"Hamlet and His Problems" is a 1919 [1] essay by T. S. Eliot which offers a critical reading of Hamlet. Originally published in Eliot's The Sacred Wood: Essays on Poetry and Criticism, it was reprinted in Selected Essays, 1917-1932. The essay introduced his concept of objective correlative and is noted for its bold description of Hamlet as "an artistic failure".
Eliot sets the ground rules by criticising the fixation on Hamlet the character as opposed to Hamlet the play, which is exacerbated, in the case of Goethe's treatment of the subject, by the creative ability to meld Shakespeare's creation into a 'Werther' while still professing to offer critical insight.[2]
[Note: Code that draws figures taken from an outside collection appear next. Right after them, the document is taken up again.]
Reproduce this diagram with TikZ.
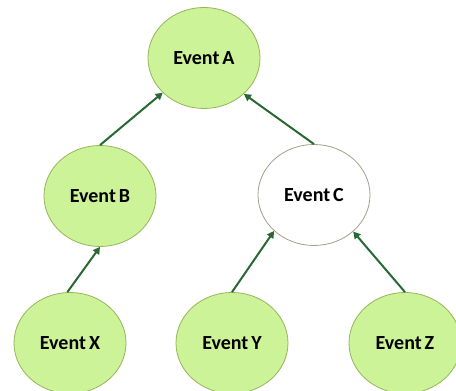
\documentclass[tikz,border=0pt]{standalone}
\usepackage{fontspec}
\setmainfont{Carlito}
\usetikzlibrary{shapes.geometric,arrows.meta}
\definecolor{evfill}{RGB}{205,243,152}
\definecolor{evborder}{RGB}{150,180,90}
\definecolor{cborder}{RGB}{160,160,140}
\definecolor{arrgreen}{RGB}{40,105,50}
\newcommand{\evfont}{\fontsize{20}{24}\selectfont\bfseries\spaceskip=0.15em plus 0pt\relax}
\tikzset{
  event/.style={ellipse, draw=evborder, line width=0.8pt, fill=evfill, inner sep=0pt,
    minimum width=112pt, minimum height=101pt,
    font=\evfont, text=black},
  whiteevent/.style={event, fill=white, draw=cborder},
  arr/.style={draw=arrgreen, line width=2pt, -{Triangle[length=7pt,width=7.5pt]}}
}
\begin{document}
\begin{tikzpicture}[x=1pt,y=1pt]
\useasboundingbox (0,0) rectangle (456,391);
\node[event] (A) at (204,333) {Event A};
\node[event] (B) at (100,195) {Event B};
\node[whiteevent] (C) at (314,196) {Event C};
\node[event] (X) at (70,48) {Event X};
\node[event] (Y) at (232,48) {Event Y};
\node[event] (Z) at (405,48) {Event Z};
\draw[arr] (B.north) -- (A.220);
\draw[arr] (C.north) -- (A.318);
\draw[arr] (X.93) -- (B.south);
\draw[arr] (Y.north) -- (C.222);
\draw[arr] (Z.north) -- (C.317);
\end{tikzpicture}
\end{document}
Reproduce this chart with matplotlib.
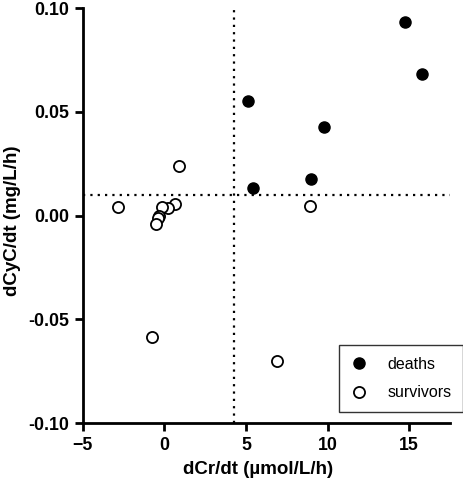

The essay states the purpose of "interpretation" is to present the reader with those relevant facts that he is assumed not to know. In Eliot's view these are, in this case, the three Sources for Hamlet being The Spanish Tragedy; Kyd's Hamlet (based on Belleforest's Histoires Tragiques); and a version of the play performed in Germany during Shakespeare's lifetime. Eliot is not impressed with Shakespeare's efforts to copy, revise and amend his subject matter.[2]
Eliot declared the play an artistic failure, as Shakespeare's depiction of Gertrude did not supply an adequate chain of events for the private sense of disgust with which the play was overburdened (his Objective correlative).[3]